If you happen to be awake in the middle of the night, see if you can catch the TiVo recording something called TeleWorld Paid Programming.

If you watch it, you'll see the various things the TiVo keeps on hand to run if you click on the stuff at the bottom of menus, like new show previews or paper towel coupon offers.

The commercials that actually run during shows get recorded as part of the shows and the TiVo can't tell them apart from any other part of the show.

And only if you're using jmfs on a Premiere would you use the version of SuperSize on it.

If you're using it on a Series 3 HD or HD XL, then you want the WinMFS version of SuperSize.

But then again, if you're upgrading any Series 3, you can go ahead and do the whole thing with WinMFS ever since a couple of software upgrades ago, and skip jmfs entirely.

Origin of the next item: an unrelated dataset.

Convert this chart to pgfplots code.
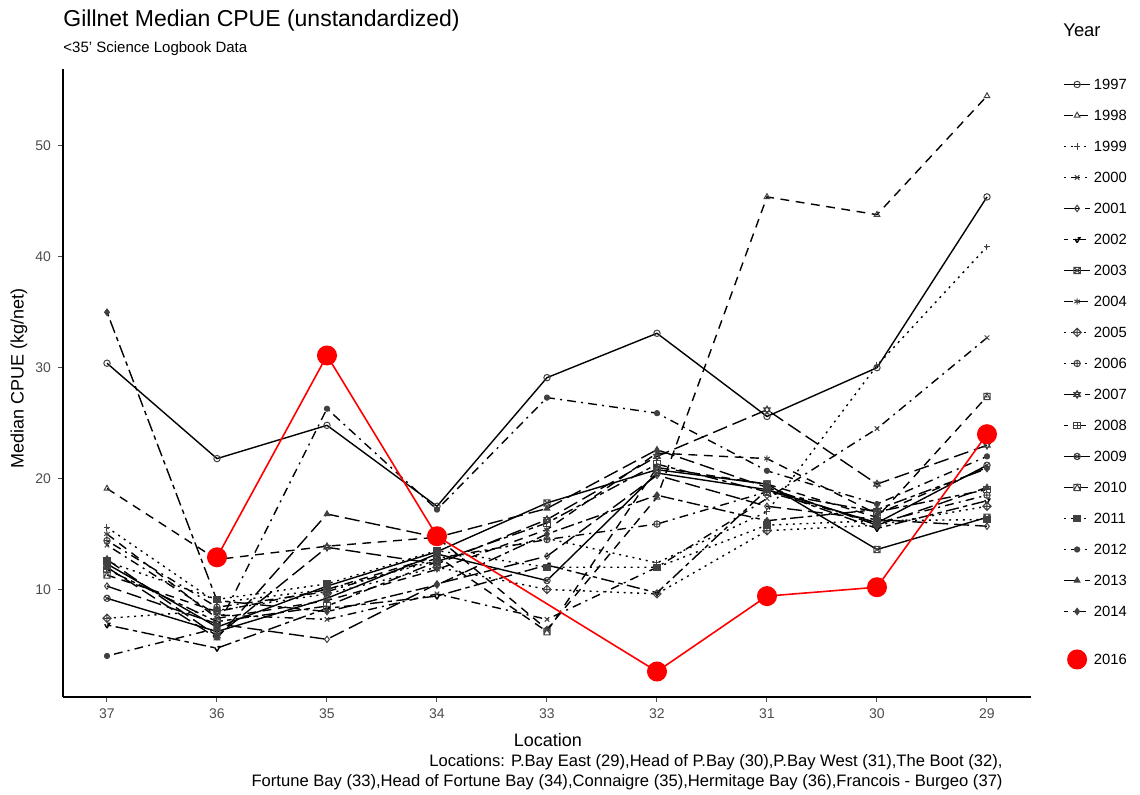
\documentclass[border=0pt]{standalone}
\usepackage{pgfplots}
\usepackage{pgfplotstable}
\pgfplotsset{compat=1.18}
\usepackage{fontspec}
\setmainfont{Liberation Sans}

\pgfdeclareplotmark{squarex}{%
  \pgfpathrectangle{\pgfqpoint{-\pgfplotmarksize}{-\pgfplotmarksize}}{\pgfqpoint{2\pgfplotmarksize}{2\pgfplotmarksize}}%
  \pgfpathmoveto{\pgfqpoint{-\pgfplotmarksize}{-\pgfplotmarksize}}\pgfpathlineto{\pgfqpoint{\pgfplotmarksize}{\pgfplotmarksize}}%
  \pgfpathmoveto{\pgfqpoint{-\pgfplotmarksize}{\pgfplotmarksize}}\pgfpathlineto{\pgfqpoint{\pgfplotmarksize}{-\pgfplotmarksize}}%
  \pgfusepathqstroke}
\pgfdeclareplotmark{squareplus}{%
  \pgfpathrectangle{\pgfqpoint{-\pgfplotmarksize}{-\pgfplotmarksize}}{\pgfqpoint{2\pgfplotmarksize}{2\pgfplotmarksize}}%
  \pgfpathmoveto{\pgfqpoint{0pt}{-\pgfplotmarksize}}\pgfpathlineto{\pgfqpoint{0pt}{\pgfplotmarksize}}%
  \pgfpathmoveto{\pgfqpoint{-\pgfplotmarksize}{0pt}}\pgfpathlineto{\pgfqpoint{\pgfplotmarksize}{0pt}}%
  \pgfusepathqstroke}
\pgfdeclareplotmark{squaretri}{%
  \pgfpathrectangle{\pgfqpoint{-\pgfplotmarksize}{-\pgfplotmarksize}}{\pgfqpoint{2\pgfplotmarksize}{2\pgfplotmarksize}}%
  \pgfpathmoveto{\pgfqpoint{-\pgfplotmarksize}{-\pgfplotmarksize}}\pgfpathlineto{\pgfqpoint{0pt}{\pgfplotmarksize}}%
  \pgfpathlineto{\pgfqpoint{\pgfplotmarksize}{-\pgfplotmarksize}}%
  \pgfusepathqstroke}
\pgfdeclareplotmark{diamondplus}{%
  \pgfpathmoveto{\pgfqpoint{0pt}{1.3\pgfplotmarksize}}\pgfpathlineto{\pgfqpoint{1.3\pgfplotmarksize}{0pt}}%
  \pgfpathlineto{\pgfqpoint{0pt}{-1.3\pgfplotmarksize}}\pgfpathlineto{\pgfqpoint{-1.3\pgfplotmarksize}{0pt}}\pgfpathclose
  \pgfpathmoveto{\pgfqpoint{0pt}{-1.3\pgfplotmarksize}}\pgfpathlineto{\pgfqpoint{0pt}{1.3\pgfplotmarksize}}%
  \pgfpathmoveto{\pgfqpoint{-1.3\pgfplotmarksize}{0pt}}\pgfpathlineto{\pgfqpoint{1.3\pgfplotmarksize}{0pt}}%
  \pgfusepathqstroke}
\pgfdeclareplotmark{davidstar}{%
  \pgfpathmoveto{\pgfqpoint{0pt}{1.2\pgfplotmarksize}}\pgfpathlineto{\pgfqpoint{1.04\pgfplotmarksize}{-0.6\pgfplotmarksize}}%
  \pgfpathlineto{\pgfqpoint{-1.04\pgfplotmarksize}{-0.6\pgfplotmarksize}}\pgfpathclose
  \pgfpathmoveto{\pgfqpoint{0pt}{-1.2\pgfplotmarksize}}\pgfpathlineto{\pgfqpoint{1.04\pgfplotmarksize}{0.6\pgfplotmarksize}}%
  \pgfpathlineto{\pgfqpoint{-1.04\pgfplotmarksize}{0.6\pgfplotmarksize}}\pgfpathclose
  \pgfusepathqstroke}

\definecolor{tickgray}{HTML}{4D4D4D}

\tikzset{
  lsolid/.style={solid},
  ldashed/.style={dash pattern=on 4.4pt off 3.3pt},
  ldotted/.style={dash pattern=on 1pt off 2.4pt},
  ldotdash/.style={dash pattern=on 1pt off 2.6pt on 4.4pt off 2.6pt},
  llongdash/.style={dash pattern=on 7.5pt off 3pt},
  ltwodash/.style={dash pattern=on 2.2pt off 2.2pt on 6.6pt off 2.2pt},
}
\pgfplotsset{
  yearlegend/.style={legend image code/.code={\draw[mark repeat=2,mark phase=2,##1] plot coordinates {(0cm,0cm)(0.23cm,0cm)(0.46cm,0cm)};}},
  dotlegend/.style={legend image code/.code={\draw[##1] plot[mark=*] coordinates {(0.23cm,0cm)};}},
}

% columns: idx 0..8 = locations 37,36,35,34,33,32,31,30,29
\pgfplotstableread{
idx y1997 y1998 y1999 y2000 y2001 y2002 y2003 y2004 y2005 y2006 y2007 y2008 y2009 y2010 y2011 y2012 y2013 y2014
0 30.4 19.1 15.6 14.0 10.3  6.8 12.3 15.0  7.4 14.4 12.7 11.8  9.2 11.3 12.5  4.0 12.0 35.0
1 21.8 12.7  8.8  7.7  6.9  4.7  6.6  7.4  8.1  8.4  5.8  7.1  6.2  8.0  9.1  6.5  5.6  9.0
2 24.8 13.9 10.0  7.3  5.5  8.3 10.3  9.0  9.6  9.8 13.8  8.5  9.2 10.0 10.5 26.3 16.8  8.0
3 17.5 14.7 12.6  9.6 10.5  9.4 13.4 11.8 12.0 12.8 12.3 12.5 13.2 13.0 13.5 17.2 14.7 10.4
4 29.1  6.4 14.6  7.3 13.0 12.2 17.8 15.4 10.0 14.5 16.3 16.0 10.8  6.2 12.0 27.3 17.3 15.0
5 33.1 18.3 12.4 12.0 20.3  9.7 20.8 22.3  9.6 15.9 22.0 21.3 20.5 21.0 12.0 25.9 22.6 18.5
6 25.6 45.4 17.0 18.2 17.5 19.0 19.5 21.8 15.3 18.8 26.2 18.8 19.0 19.5 15.8 20.7 19.2 16.2
7 30.0 43.8 30.2 24.5 16.3 15.5 13.6 16.8 15.8 16.0 19.5 17.0 16.0 16.5 16.2 17.7 15.8 17.2
8 45.4 54.5 40.9 32.7 15.7 18.0 16.5 21.0 17.5 18.5 23.0 19.0 21.2 27.4 16.3 22.0 19.2 20.9
}\cpue

\pgfplotstableread{
idx y2016
1 12.9
2 31.1
3 14.8
5 2.6
6 9.4
7 10.2
8 24.0
}\cpuenew

\begin{document}
\begin{tikzpicture}
\begin{scope}[x=0.5pt,y=-0.5pt]
\path[use as bounding box] (0,0) rectangle (1140,795);
\end{scope}
\begin{axis}[
  at={(31.5pt,-348.5pt)}, anchor=south west,
  scale only axis, width=484pt, height=313.8pt,
  xmin=-0.4, xmax=8.4, ymin=0.3, ymax=56.9,
  axis lines*=left,
  axis line style={line width=0.6pt, black},
  xtick={0,...,8}, xticklabels={37,36,35,34,33,32,31,30,29},
  ytick={10,20,30,40,50},
  tick align=outside, major tick length=2.5pt,
  tick style={line width=0.5pt, color=tickgray},
  ticklabel style={font=\fontsize{7}{8}\selectfont, color=tickgray},
  /pgf/number format/assume math mode=true,
  xlabel={Location}, ylabel={Median CPUE (kg/net)},
  label style={font=\fontsize{9}{10}\selectfont},
  xlabel style={at={(axis description cs:0.501,-0.0685)}, anchor=center},
  ylabel style={at={(axis description cs:-0.0455,0.508)}, anchor=center},
  clip=false,
  every axis plot/.append style={line width=0.7pt, black, mark size=1.6pt, mark options={solid, line width=0.5pt, draw=black!75, fill=black!75}},
  yearlegend,
  legend style={draw=none, fill=none, at={(axis description cs:1.033,0.99)}, anchor=north west,
    font=\fontsize{7.4}{8.5}\selectfont, row sep=7.1pt, inner sep=0pt,
    nodes={inner sep=1.5pt, text height=5.4pt, text depth=0pt}},
  legend cell align=left,
]
\addplot[lsolid, mark=o] table[x=idx,y=y1997]{\cpue};\addlegendentry{1997}
\addplot[ldashed, mark=triangle] table[x=idx,y=y1998]{\cpue};\addlegendentry{1998}
\addplot[ldotted, mark=+] table[x=idx,y=y1999]{\cpue};\addlegendentry{1999}
\addplot[ldotdash, mark=x] table[x=idx,y=y2000]{\cpue};\addlegendentry{2000}
\addplot[llongdash, mark=diamond] table[x=idx,y=y2001]{\cpue};\addlegendentry{2001}
\addplot[ltwodash, mark=triangle, mark options={rotate=180}] table[x=idx,y=y2002]{\cpue};\addlegendentry{2002}
\addplot[lsolid, mark=squarex] table[x=idx,y=y2003]{\cpue};\addlegendentry{2003}
\addplot[ldashed, mark=asterisk] table[x=idx,y=y2004]{\cpue};\addlegendentry{2004}
\addplot[ldotted, mark=diamondplus] table[x=idx,y=y2005]{\cpue};\addlegendentry{2005}
\addplot[ldotdash, mark=oplus] table[x=idx,y=y2006]{\cpue};\addlegendentry{2006}
\addplot[llongdash, mark=davidstar] table[x=idx,y=y2007]{\cpue};\addlegendentry{2007}
\addplot[ltwodash, mark=squareplus] table[x=idx,y=y2008]{\cpue};\addlegendentry{2008}
\addplot[lsolid, mark=otimes] table[x=idx,y=y2009]{\cpue};\addlegendentry{2009}
\addplot[ldashed, mark=squaretri] table[x=idx,y=y2010]{\cpue};\addlegendentry{2010}
\addplot[ldotted, mark=square*] table[x=idx,y=y2011]{\cpue};\addlegendentry{2011}
\addplot[ldotdash, mark=*, mark size=1.3pt] table[x=idx,y=y2012]{\cpue};\addlegendentry{2012}
\addplot[llongdash, mark=triangle*] table[x=idx,y=y2013]{\cpue};\addlegendentry{2013}
\addplot[ltwodash, mark=diamond*] table[x=idx,y=y2014]{\cpue};\addlegendentry{2014}
\addlegendimage{empty legend}\addlegendentry[text height=0pt, inner sep=0pt]{}
\addplot[red, line width=0.8pt, mark=*, mark size=4.6pt, mark options={solid, draw=red, fill=red}, dotlegend]
  table[x=idx,y=y2016]{\cpuenew};\addlegendentry{2016}
\end{axis}
\begin{scope}[x=0.5pt,y=-0.5pt]
\node[anchor=base west, inner sep=0pt, font=\fontsize{11.5}{13}\selectfont] at (63,27) {Gillnet Median CPUE (unstandardized)};
\node[anchor=base west, inner sep=0pt, font=\fontsize{7.5}{9}\selectfont] at (63,53) {<35' Science Logbook Data};
\node[anchor=base west, inner sep=0pt, font=\fontsize{9.2}{10}\selectfont] at (1063,37) {Year};
\node[anchor=base east, inner sep=0pt, font=\fontsize{8.3}{9}\selectfont] at (1003,766) {Locations: P.Bay East (29),Head of P.Bay (30),P.Bay West (31),The Boot (32),};
\node[anchor=base east, inner sep=0pt, font=\fontsize{8.3}{9}\selectfont] at (1003,786) {Fortune Bay (33),Head of Fortune Bay (34),Connaigre (35),Hermitage Bay (36),Francois - Burgeo (37)};
\end{scope}
\end{tikzpicture}
\end{document}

SuperSize either tells the TiVo not to reserve hard drive space for the TeleWorld stuff, or it keeps the increase in drive size from increasing the reserved space on a % basis, I'm not sure which.


----------



## steve614 (May 1, 2006)

Supersize must not use all of the space because I still get star ads with video attached.


----------



## unitron (Apr 28, 2006)

steve614 said:


> Supersize must not use all of the space because I still get star ads with video attached.


As I was trying to respond before the power failure, I'm pretty sure the TiVo is coded to reserve a % of the original drive space, which is enough for the half hour of paid programming, and when you "embiggen" the drive, x% of more is more, but it's not needed, so Supersize does something to make it use a % equal to the same amount in GB that it originally reserved.

That's my guess and I'm sticking to it 'til someone who actually knows speaks up.


----------